** START OF Data block **

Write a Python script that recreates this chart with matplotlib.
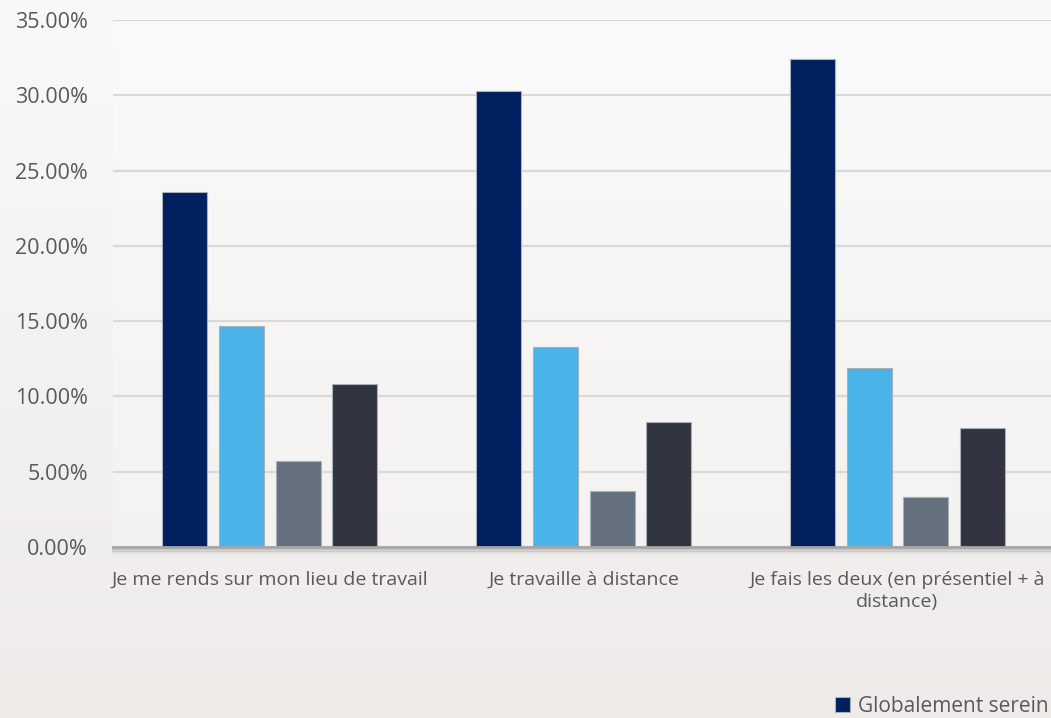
import matplotlib
matplotlib.use("Agg")
import matplotlib.pyplot as plt
import numpy as np

categories = ["Je me rends sur mon lieu de travail",
              "Je travaille à distance",
              "Je fais les deux (en présentiel + à\ndistance)"]
series_names = ["Globalement serein", "Série 2", "Série 3", "Série 4"]
values = [
    [23.6, 30.3, 32.4],   # Globalement serein
    [14.7, 13.3, 11.9],
    [5.7, 3.7, 3.3],
    [10.8, 8.3, 7.9],
]
colors = ["#00205F", "#4AB3E8", "#65707F", "#32353F"]
yticks = [0, 5, 10, 15, 20, 25, 30, 35]

plt.rcParams['font.family'] = ['Open Sans', 'DejaVu Sans']

W, H = 1051, 718
fig = plt.figure(figsize=(W/100, H/100), dpi=100)

# background gradient
bg = fig.add_axes([0, 0, 1, 1], zorder=-10)
grad = np.linspace(0, 1, 256).reshape(-1, 1)
top = np.array([249, 249, 249]) / 255
bot = np.array([238, 235, 233]) / 255
img = top[None, None, :] * (1 - grad[..., None]) + bot[None, None, :] * grad[..., None]
bg.imshow(img, aspect='auto', extent=[0, 1, 0, 1], interpolation='bilinear')
bg.axis('off')

left = 113 / W
bottom = 1 - 547 / H
topy = 1 - 20 / H
ax = fig.add_axes([left, bottom, 1 - left, topy - bottom])
ax.patch.set_facecolor("white")
ax.patch.set_alpha(0.25)

x = np.arange(len(categories))
offsets = [-0.271, -0.089, 0.091, 0.271]
width = 0.1435
handles = []
for i, (vals, c, name) in enumerate(zip(values, colors, series_names)):
    b = ax.bar(x + offsets[i], vals, width=width, color=c, edgecolor="#A9B0BA",
               linewidth=0.8, label=name, zorder=3)
    handles.append(b)

ax.set_xlim(-0.5, 2.49)
ax.set_ylim(0, 35)
ax.set_yticks(yticks)
ax.set_yticklabels([f"{v:.2f}%" for v in yticks])
ax.yaxis.grid(True, color="#D9D9D9", linewidth=1.6, zorder=0)
ax.set_axisbelow(True)
for s in ["top", "right", "left"]:
    ax.spines[s].set_visible(False)
ax.spines["bottom"].set_color("#A6A6A6")
ax.spines["bottom"].set_linewidth(2)
ax.spines["bottom"].set_zorder(4)
# shadow under axis line
for k, a in enumerate([0.35, 0.22, 0.12, 0.05]):
    ax.axhline(-0.12 * (k + 1), color="#808080", alpha=a, linewidth=1.5, clip_on=False, zorder=2)

ax.tick_params(axis='y', length=0, pad=18, labelsize=15.5, labelcolor="#595959")
ax.tick_params(axis='x', length=0, pad=17, labelsize=14, labelcolor="#595959")
ax.set_xticks(x)
ax.set_xticklabels(categories, linespacing=1.33)

fig.legend(handles=[handles[0]], labels=[series_names[0]], loc='center left',
           bbox_to_anchor=(835 / W, 1 - 706 / H), frameon=False, fontsize=15,
           handlelength=0.7, handleheight=0.7, handletextpad=0.4,
           labelcolor="#595959", borderaxespad=0, borderpad=0)

fig.savefig("out.png", dpi=100)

** END OF Data block **

Requirement: Set down the material above as is, without any pictures.

Complete answer:
Write a Python script that recreates this chart with matplotlib.
import matplotlib
matplotlib.use("Agg")
import matplotlib.pyplot as plt
import numpy as np

categories = ["Je me rends sur mon lieu de travail",
              "Je travaille à distance",
              "Je fais les deux (en présentiel + à\ndistance)"]
series_names = ["Globalement serein", "Série 2", "Série 3", "Série 4"]
values = [
    [23.6, 30.3, 32.4],   # Globalement serein
    [14.7, 13.3, 11.9],
    [5.7, 3.7, 3.3],
    [10.8, 8.3, 7.9],
]
colors = ["#00205F", "#4AB3E8", "#65707F", "#32353F"]
yticks = [0, 5, 10, 15, 20, 25, 30, 35]

plt.rcParams['font.family'] = ['Open Sans', 'DejaVu Sans']

W, H = 1051, 718
fig = plt.figure(figsize=(W/100, H/100), dpi=100)

# background gradient
bg = fig.add_axes([0, 0, 1, 1], zorder=-10)
grad = np.linspace(0, 1, 256).reshape(-1, 1)
top = np.array([249, 249, 249]) / 255
bot = np.array([238, 235, 233]) / 255
img = top[None, None, :] * (1 - grad[..., None]) + bot[None, None, :] * grad[..., None]
bg.imshow(img, aspect='auto', extent=[0, 1, 0, 1], interpolation='bilinear')
bg.axis('off')

left = 113 / W
bottom = 1 - 547 / H
topy = 1 - 20 / H
ax = fig.add_axes([left, bottom, 1 - left, topy - bottom])
ax.patch.set_facecolor("white")
ax.patch.set_alpha(0.25)

x = np.arange(len(categories))
offsets = [-0.271, -0.089, 0.091, 0.271]
width = 0.1435
handles = []
for i, (vals, c, name) in enumerate(zip(values, colors, series_names)):
    b = ax.bar(x + offsets[i], vals, width=width, color=c, edgecolor="#A9B0BA",
               linewidth=0.8, label=name, zorder=3)
    handles.append(b)

ax.set_xlim(-0.5, 2.49)
ax.set_ylim(0, 35)
ax.set_yticks(yticks)
ax.set_yticklabels([f"{v:.2f}%" for v in yticks])
ax.yaxis.grid(True, color="#D9D9D9", linewidth=1.6, zorder=0)
ax.set_axisbelow(True)
for s in ["top", "right", "left"]:
    ax.spines[s].set_visible(False)
ax.spines["bottom"].set_color("#A6A6A6")
ax.spines["bottom"].set_linewidth(2)
ax.spines["bottom"].set_zorder(4)
# shadow under axis line
for k, a in enumerate([0.35, 0.22, 0.12, 0.05]):
    ax.axhline(-0.12 * (k + 1), color="#808080", alpha=a, linewidth=1.5, clip_on=False, zorder=2)

ax.tick_params(axis='y', length=0, pad=18, labelsize=15.5, labelcolor="#595959")
ax.tick_params(axis='x', length=0, pad=17, labelsize=14, labelcolor="#595959")
ax.set_xticks(x)
ax.set_xticklabels(categories, linespacing=1.33)

fig.legend(handles=[handles[0]], labels=[series_names[0]], loc='center left',
           bbox_to_anchor=(835 / W, 1 - 706 / H), frameon=False, fontsize=15,
           handlelength=0.7, handleheight=0.7, handletextpad=0.4,
           labelcolor="#595959", borderaxespad=0, borderpad=0)

fig.savefig("out.png", dpi=100)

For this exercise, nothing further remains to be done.